In 1990, the number of Asian Americans/Pacific Islanders (AAPIs) on U.S. foundation staff had grown slightly but still represented a tiny fraction of people working in philanthropy. AAPIs working at foundations often found themselves feeling isolated in a field that did not reflect their culture, values and interests. For too long, the needs of AAPI communities were ignored, overlooked and undervalued by mainstream philanthropy. It was at the 1990 Council on Foundations annual meeting, where these AAPI foundation staff noticed their small numbers and banded together with other racial justice advocates to address the invisibility of AAPIs.
AAPIP incorporated in 1991 and immediately tapped an unmet need in philanthropy, doubling its membership between 1991 and 1993. “We found comfort in the ‘safe space’ that AAPIP provided to meet other APAs who were interested in the same issues and facing the same challenges as foundation staff,” says Lisa Philp, a former AAPIP board chair who joined the organization shortly after it was created. In 1994, AAPIP hired its first executive director, Marjorie Fujiki, who was followed by Moira Shek (1999-2001), Peggy Saika (2002-2015), Cora Mirikitani (2015-2019), and Patricia Eng who started her tenure as President & CEO in 2019.

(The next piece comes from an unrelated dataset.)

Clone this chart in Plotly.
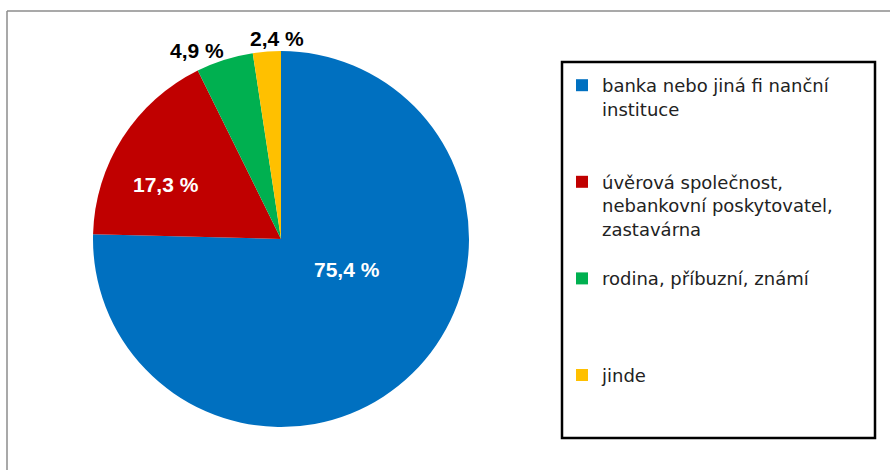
import plotly.graph_objects as go

# data
labels = [
    'banka nebo jiná fi nanční<br>instituce',
    'úvěrová společnost,<br>nebankovní poskytovatel,<br>zastavárna',
    'rodina, příbuzní, známí',
    'jinde',
]
values = [75.4, 17.3, 4.9, 2.4]
colors = ['#0070C0', '#C00000', '#00B050', '#FFC000']

W, H = 890, 470

def px_x(x):
    return x / W

def px_y(y):
    return 1 - y / H

# blank lines after each legend entry, to spread them like the original
pad = [2, 1, 3, 0]
names = [lab + '<br>\u00a0' * p for lab, p in zip(labels, pad)]
texts = [f'{v:.1f}'.replace('.', ',') + ' %' for v in values]

# where Excel put the data labels (pixel centres) and their colours
label_pos = [(347, 269), (166, 184), (197, 50), (277, 39)]
label_col = ['white', 'white', 'black', 'black']

cx, cy, r = 281, 239, 188

fig = go.Figure(go.Pie(
    labels=names,
    values=values,
    textinfo='none',
    sort=False,
    direction='clockwise',
    rotation=0,
    marker=dict(colors=colors, line=dict(width=0)),
    domain=dict(x=[px_x(cx - r), px_x(cx + r)], y=[px_y(cy + r), px_y(cy - r)]),
))

for t, (x, y), c in zip(texts, label_pos, label_col):
    fig.add_annotation(
        x=px_x(x), y=px_y(y), xref='paper', yref='paper',
        xanchor='center', yanchor='middle',
        text=t, showarrow=False,
        font=dict(family='Liberation Sans', size=21, color=c, weight='bold'),
    )

fig.update_layout(
    width=W,
    height=H,
    margin=dict(l=0, r=0, t=0, b=0),
    paper_bgcolor='white',
    plot_bgcolor='white',
    legend=dict(
        x=px_x(562),
        y=px_y(67),
        xanchor='left',
        yanchor='top',
        valign='top',
        itemwidth=30,
        bgcolor='rgba(0,0,0,0)',
        borderwidth=0,
        font=dict(family='DejaVu Sans', size=18, color='#222222'),
    ),
    shapes=[
        # legend frame
        dict(type='rect', xref='paper', yref='paper',
             x0=px_x(562), x1=px_x(875), y0=px_y(438), y1=px_y(62),
             line=dict(color='black', width=2.5)),
        # outer chart frame (top and left edges)
        dict(type='line', xref='paper', yref='paper',
             x0=px_x(7), x1=1.0, y0=px_y(11), y1=px_y(11),
             line=dict(color='#8c8c8c', width=1.5)),
        dict(type='line', xref='paper', yref='paper',
             x0=px_x(7), x1=px_x(7), y0=0, y1=px_y(11),
             line=dict(color='#8c8c8c', width=1.5)),
    ],
)

fig.write_html('out.html', config={'displayModeBar': False},
               post_script="document.body.style.margin='0';")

From the start, AAPIP also recognized that it needed a strong local presence in order to affect change and create national impact. To do so, it established a regional chapter structure that now includes eleven cities in the Northeast Region, Rocky Mountains, Midwest Region, the Northwest Region and in Northern and Southern California.
Over three decades, AAPIP has grown dramatically from a small, dedicated group of philanthropic professionals to a robust national network of funders and community leaders who are committed to expanding resources, connecting leadership and advocating for change to create a more just and equitable society for AAPI communities.